3. Remove malignant forces from the dressing room

Benitez needs players who can stand up and be counted. The timing of Ryan Babel's comments that he did not understand his training methods was abysmal and it is time to forget the early excitement of hiring a player who was one of Europe's great prospects when arriving for £11.5m from Ajax in 2007. If Liverpool recoup half of the money paid out for him, it might give the manager something to play with. Andrei Voronin's miserable autumn suggests that he, too, is not worth the wages which could be spent on a useful loan signing.

4. Deliver results in January

There was a mood of disappointment at Manchester City yesterday about Liverpool's exit from the Champions League. The feeling around Eastlands is that Benitez will now focus on reaching fourth place in the Premier League, a position that City covet. But Liverpool want to win the Europa League and the sides fielded may not be as weak as some imagine. Their chances of having a serious tilt at that trophy will be greater if they can capitalise on a comparatively easy six-week period in between their two league matches against Arsenal on 13 December and 9 February 2010. Opposition such as Wigan, Portsmouth and Wolves, plus Stoke and Wolverhampton return soon after, provide the chance to re-establish a top-four place. The same six-week period is also straightforward for City, though.

5. Take a deep breath

Take courage from Sir Alex Ferguson. Ferguson found himself in a worse place than Benitez is now when defeat at Benfica's Estadio da Luz left United bottom of their Champions League group and out of Europe in December 2005. Roy Keane had left the club three weeks earlier and Chelsea were flourishing under Jose Mourinho. But Ferguson remained calm. He hired Vidic for £7m and Patrice Evra for £5.5m the next month and trusted in United's youth – Wayne Rooney and Cristiano Ronaldo were 20 and Darren Fletcher 21. Benitez would need to sell to find even £5m in January and his youth ranks don't compare. But he has as many world-class players – Fernando Torres, Steven Gerrard, Glen Johnson, Daniel Agger, Pepe Reina, Yossi Benayoun – as Ferguson did back then. United went on to finished second to Chelsea in the top flight that season and have taken the title for the last three years, to go with the 2008 European Cup.

'League is our main priority now'

Liverpool are confident that elimination from the Champions League will not affect their search for new equity partners to take a 25 per cent stake in the club and raise £100m for investment in the new stadium which is integral to their business model.

Managing director Christian Purslow said in the immediate aftermath of Tuesday night's game that Liverpool's performance in Budapest and the bitter disappointment of watching the last five minutes of Lyons' defeat to Fiorentina on a TV monitor had underlined qualities which were a source of pride to the club and transcended the idea of Liverpool's "brand" being devalued by elimination. "I don't know what that word [brand] means," Purslow said.

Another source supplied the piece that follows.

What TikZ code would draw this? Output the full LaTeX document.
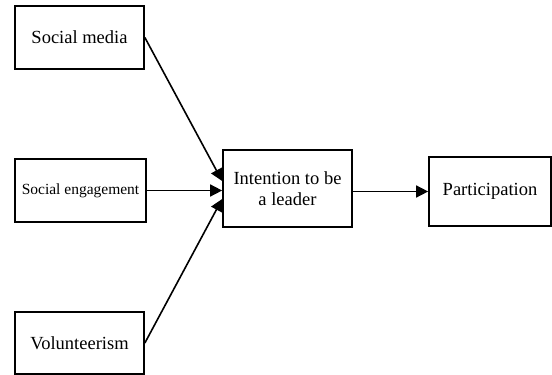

"As a team – a bunch of heroes who had to torture themselves watching a sterile last five minutes in Italy – they're very disappointed. The manager feels the same, as a fan I am very disappointed. The impact on finances is negligible this season, but we are focusing on how disappointed we are."

Rafael Benitez's side are now intent on winning the Europa League. "We're in the Europa League and we'll go and try to win it," captain Steven Gerrard said.

Javier Mascherano said a return to the top four in the Premier League was the priority. "We know that in the league we have got to start to win again because we are not in the top four," he said. "We need to start winning games and we know that we have got a very important game against Everton [on Sunday]. We need to win it."